**Data**

---

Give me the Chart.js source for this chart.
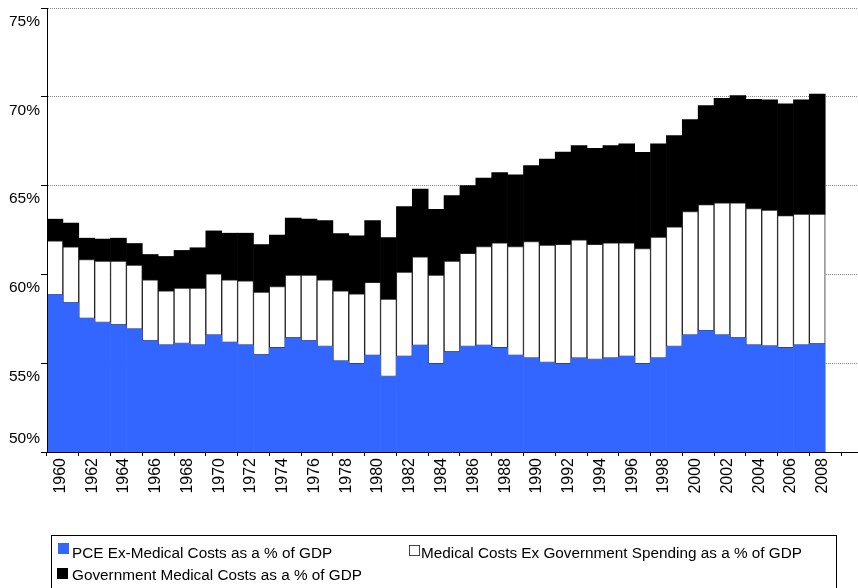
<!DOCTYPE html>
<html lang="en">
<head>
<meta charset="UTF-8">
<title>PCE and Medical Costs as a % of GDP</title>
<script src="https://cdn.jsdelivr.net/npm/chart.js"></script>
<style>
  html, body { margin: 0; padding: 0; background: #fff; }
  #wrap { position: relative; width: 858px; height: 588px; }
</style>
</head>
<body>
<div id="wrap"><canvas id="gdpChart"></canvas></div>

<script>
// categories (two empty years at the end, like the source axis)
const years = [
  '1960','1961','1962','1963','1964','1965','1966','1967','1968','1969',
  '1970','1971','1972','1973','1974','1975','1976','1977','1978','1979',
  '1980','1981','1982','1983','1984','1985','1986','1987','1988','1989',
  '1990','1991','1992','1993','1994','1995','1996','1997','1998','1999',
  '2000','2001','2002','2003','2004','2005','2006','2007','2008','2009','2010'
];
// only every other year gets a label
const yearLabels = [
  '1960','1962','1964','1966','1968','1970','1972','1974','1976','1978',
  '1980','1982','1984','1986','1988','1990','1992','1994','1996','1998',
  '2000','2002','2004','2006','2008'
];

// % of GDP, stacked: blue + white + black
const pceExMedical = [
  58.85, 58.40, 57.52, 57.29, 57.15, 56.92, 56.26, 56.02, 56.11, 56.02,
  56.58, 56.17, 56.02, 55.46, 55.87, 56.42, 56.26, 55.94, 55.12, 54.97,
  55.44, 54.25, 55.38, 56.00, 54.97, 55.63, 55.94, 56.00, 55.87, 55.44,
  55.29, 55.04, 54.97, 55.28, 55.21, 55.29, 55.38, 54.97, 55.29, 55.94,
  56.58, 56.83, 56.58, 56.43, 56.02, 55.96, 55.87, 56.02, 56.09
];
const privateMedical = [
  3.04, 3.15, 3.32, 3.46, 3.60, 3.60, 3.44, 3.06, 3.12, 3.21,
  3.45, 3.53, 3.62, 3.54, 3.45, 3.54, 3.70, 3.76, 3.96, 3.94,
  4.11, 4.36, 4.75, 4.99, 4.99, 5.12, 5.24, 5.57, 5.91, 6.13,
  6.56, 6.61, 6.73, 6.66, 6.49, 6.49, 6.40, 6.49, 6.81, 6.74,
  6.96, 7.10, 7.45, 7.60, 7.69, 7.66, 7.44, 7.37, 7.30
];
const governmentMedical = [
  1.22, 1.34, 1.20, 1.24, 1.29, 1.22, 1.42, 1.93, 2.12, 2.27,
  2.42, 2.62, 2.68, 2.68, 2.89, 3.21, 3.15, 3.33, 3.22, 3.26,
  3.48, 3.47, 3.69, 3.81, 3.71, 3.69, 3.82, 3.85, 3.95, 4.03,
  4.28, 4.84, 5.19, 5.31, 5.40, 5.47, 5.57, 5.42, 5.25, 5.14,
  5.18, 5.57, 5.89, 6.04, 6.15, 6.21, 6.29, 6.44, 6.76
];

const yTicks = [50, 55, 60, 65, 70, 75];

const seriesNames = [
  'PCE Ex-Medical Costs as a % of GDP',
  'Medical Costs Ex Government Spending as a % of GDP',
  'Government Medical Costs as a % of GDP'
];

// legend in a box under the chart, two items on the first row
const boxLegend = {
  id: 'boxLegend',
  afterDraw(chart) {
    const ctx = chart.ctx;
    const spots = [[58, 543, 72, 558], [409, 545, 421, 558], [57, 568, 72, 580]];
    ctx.save();
    ctx.strokeStyle = '#000';
    ctx.lineWidth = 1;
    ctx.strokeRect(51.5, 535.5, 785, 60);
    ctx.font = '15.3px "Liberation Sans", Arial, sans-serif';
    ctx.textBaseline = 'alphabetic';
    chart.data.datasets.forEach((ds, i) => {
      const [bx, by, tx, ty] = spots[i];
      ctx.fillStyle = ds.backgroundColor;
      ctx.fillRect(bx, by, 11, 11);
      if (ds.borderWidth) {
        ctx.strokeStyle = '#444';
        ctx.strokeRect(bx + 0.5, by + 0.5, 10, 10);
      }
      ctx.fillStyle = '#000';
      ctx.fillText(ds.label, tx, ty);
    });
    ctx.restore();
  }
};

new Chart(document.getElementById('gdpChart'), {
  type: 'bar',
  data: {
    labels: years,
    datasets: [
      { label: seriesNames[0], data: pceExMedical, backgroundColor: '#3366ff', borderWidth: 0 },
      { label: seriesNames[1], data: privateMedical, backgroundColor: '#ffffff',
        borderColor: '#222', borderWidth: 1, borderSkipped: false },
      { label: seriesNames[2], data: governmentMedical, backgroundColor: '#000000', borderWidth: 0 }
    ]
  },
  options: {
    responsive: true,
    maintainAspectRatio: false,
    animation: false,
    barPercentage: 1,
    categoryPercentage: 1,
    layout: { padding: { top: 8, right: 1, left: 0, bottom: 0 } },
    plugins: {
      legend: { display: false },
      tooltip: { enabled: false }
    },
    scales: {
      x: {
        stacked: true,
        offset: true,
        grid: {
          drawOnChartArea: false,
          offset: true,
          tickLength: 4,
          tickColor: c => c.index % 2 === 0 ? '#000' : 'rgba(0,0,0,0)'
        },
        border: { color: '#000', width: 1, z: 1 },
        ticks: {
          autoSkip: false,
          minRotation: 90,
          maxRotation: 90,
          padding: 2,
          labelOffset: 5.5,
          color: '#000',
          font: { family: '"Liberation Sans", Arial, sans-serif', size: 16 },
          callback: (v, i) => yearLabels.includes(years[i]) ? years[i] : ''
        },
        afterFit: s => { s.height = 136; s.paddingLeft = 0; s.paddingRight = 0; }
      },
      y: {
        stacked: true,
        min: 50,
        max: 75,
        afterBuildTicks: s => { s.ticks = yTicks.map(v => ({ value: v })); },
        grid: {
          color: c => (c.tick && c.tick.value === 50) ? 'rgba(0,0,0,0)' : '#8a8a8a',
          tickColor: '#000',
          tickLength: 6
        },
        border: { color: '#000', width: 1, z: 1, dash: [1, 1] },
        ticks: {
          padding: 1,
          color: '#000',
          font: { family: '"Liberation Sans", Arial, sans-serif', size: 15.5, lineHeight: 1.75 },
          // labels sit just under their grid line, the bottom one just above
          callback: v => v === 50 ? [v + '%', ''] : ['', v + '%']
        },
        afterFit: s => { s.width = 47; s.paddingTop = 0; s.paddingBottom = 0; }
      }
    }
  },
  plugins: [boxLegend]
});
</script>
</body>
</html>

---

**What is needed**
Transcribe the listing in full. Omit the pictures and keep every line exact.

**Exercise output**
Give me the Chart.js source for this chart.
<!DOCTYPE html>
<html lang="en">
<head>
<meta charset="UTF-8">
<title>PCE and Medical Costs as a % of GDP</title>
<script src="https://cdn.jsdelivr.net/npm/chart.js"></script>
<style>
  html, body { margin: 0; padding: 0; background: #fff; }
  #wrap { position: relative; width: 858px; height: 588px; }
</style>
</head>
<body>
<div id="wrap"><canvas id="gdpChart"></canvas></div>

<script>
// categories (two empty years at the end, like the source axis)
const years = [
  '1960','1961','1962','1963','1964','1965','1966','1967','1968','1969',
  '1970','1971','1972','1973','1974','1975','1976','1977','1978','1979',
  '1980','1981','1982','1983','1984','1985','1986','1987','1988','1989',
  '1990','1991','1992','1993','1994','1995','1996','1997','1998','1999',
  '2000','2001','2002','2003','2004','2005','2006','2007','2008','2009','2010'
];
// only every other year gets a label
const yearLabels = [
  '1960','1962','1964','1966','1968','1970','1972','1974','1976','1978',
  '1980','1982','1984','1986','1988','1990','1992','1994','1996','1998',
  '2000','2002','2004','2006','2008'
];

// % of GDP, stacked: blue + white + black
const pceExMedical = [
  58.85, 58.40, 57.52, 57.29, 57.15, 56.92, 56.26, 56.02, 56.11, 56.02,
  56.58, 56.17, 56.02, 55.46, 55.87, 56.42, 56.26, 55.94, 55.12, 54.97,
  55.44, 54.25, 55.38, 56.00, 54.97, 55.63, 55.94, 56.00, 55.87, 55.44,
  55.29, 55.04, 54.97, 55.28, 55.21, 55.29, 55.38, 54.97, 55.29, 55.94,
  56.58, 56.83, 56.58, 56.43, 56.02, 55.96, 55.87, 56.02, 56.09
];
const privateMedical = [
  3.04, 3.15, 3.32, 3.46, 3.60, 3.60, 3.44, 3.06, 3.12, 3.21,
  3.45, 3.53, 3.62, 3.54, 3.45, 3.54, 3.70, 3.76, 3.96, 3.94,
  4.11, 4.36, 4.75, 4.99, 4.99, 5.12, 5.24, 5.57, 5.91, 6.13,
  6.56, 6.61, 6.73, 6.66, 6.49, 6.49, 6.40, 6.49, 6.81, 6.74,
  6.96, 7.10, 7.45, 7.60, 7.69, 7.66, 7.44, 7.37, 7.30
];
const governmentMedical = [
  1.22, 1.34, 1.20, 1.24, 1.29, 1.22, 1.42, 1.93, 2.12, 2.27,
  2.42, 2.62, 2.68, 2.68, 2.89, 3.21, 3.15, 3.33, 3.22, 3.26,
  3.48, 3.47, 3.69, 3.81, 3.71, 3.69, 3.82, 3.85, 3.95, 4.03,
  4.28, 4.84, 5.19, 5.31, 5.40, 5.47, 5.57, 5.42, 5.25, 5.14,
  5.18, 5.57, 5.89, 6.04, 6.15, 6.21, 6.29, 6.44, 6.76
];

const yTicks = [50, 55, 60, 65, 70, 75];

const seriesNames = [
  'PCE Ex-Medical Costs as a % of GDP',
  'Medical Costs Ex Government Spending as a % of GDP',
  'Government Medical Costs as a % of GDP'
];

// legend in a box under the chart, two items on the first row
const boxLegend = {
  id: 'boxLegend',
  afterDraw(chart) {
    const ctx = chart.ctx;
    const spots = [[58, 543, 72, 558], [409, 545, 421, 558], [57, 568, 72, 580]];
    ctx.save();
    ctx.strokeStyle = '#000';
    ctx.lineWidth = 1;
    ctx.strokeRect(51.5, 535.5, 785, 60);
    ctx.font = '15.3px "Liberation Sans", Arial, sans-serif';
    ctx.textBaseline = 'alphabetic';
    chart.data.datasets.forEach((ds, i) => {
      const [bx, by, tx, ty] = spots[i];
      ctx.fillStyle = ds.backgroundColor;
      ctx.fillRect(bx, by, 11, 11);
      if (ds.borderWidth) {
        ctx.strokeStyle = '#444';
        ctx.strokeRect(bx + 0.5, by + 0.5, 10, 10);
      }
      ctx.fillStyle = '#000';
      ctx.fillText(ds.label, tx, ty);
    });
    ctx.restore();
  }
};

new Chart(document.getElementById('gdpChart'), {
  type: 'bar',
  data: {
    labels: years,
    datasets: [
      { label: seriesNames[0], data: pceExMedical, backgroundColor: '#3366ff', borderWidth: 0 },
      { label: seriesNames[1], data: privateMedical, backgroundColor: '#ffffff',
        borderColor: '#222', borderWidth: 1, borderSkipped: false },
      { label: seriesNames[2], data: governmentMedical, backgroundColor: '#000000', borderWidth: 0 }
    ]
  },
  options: {
    responsive: true,
    maintainAspectRatio: false,
    animation: false,
    barPercentage: 1,
    categoryPercentage: 1,
    layout: { padding: { top: 8, right: 1, left: 0, bottom: 0 } },
    plugins: {
      legend: { display: false },
      tooltip: { enabled: false }
    },
    scales: {
      x: {
        stacked: true,
        offset: true,
        grid: {
          drawOnChartArea: false,
          offset: true,
          tickLength: 4,
          tickColor: c => c.index % 2 === 0 ? '#000' : 'rgba(0,0,0,0)'
        },
        border: { color: '#000', width: 1, z: 1 },
        ticks: {
          autoSkip: false,
          minRotation: 90,
          maxRotation: 90,
          padding: 2,
          labelOffset: 5.5,
          color: '#000',
          font: { family: '"Liberation Sans", Arial, sans-serif', size: 16 },
          callback: (v, i) => yearLabels.includes(years[i]) ? years[i] : ''
        },
        afterFit: s => { s.height = 136; s.paddingLeft = 0; s.paddingRight = 0; }
      },
      y: {
        stacked: true,
        min: 50,
        max: 75,
        afterBuildTicks: s => { s.ticks = yTicks.map(v => ({ value: v })); },
        grid: {
          color: c => (c.tick && c.tick.value === 50) ? 'rgba(0,0,0,0)' : '#8a8a8a',
          tickColor: '#000',
          tickLength: 6
        },
        border: { color: '#000', width: 1, z: 1, dash: [1, 1] },
        ticks: {
          padding: 1,
          color: '#000',
          font: { family: '"Liberation Sans", Arial, sans-serif', size: 15.5, lineHeight: 1.75 },
          // labels sit just under their grid line, the bottom one just above
          callback: v => v === 50 ? [v + '%', ''] : ['', v + '%']
        },
        afterFit: s => { s.width = 47; s.paddingTop = 0; s.paddingBottom = 0; }
      }
    }
  },
  plugins: [boxLegend]
});
</script>
</body>
</html>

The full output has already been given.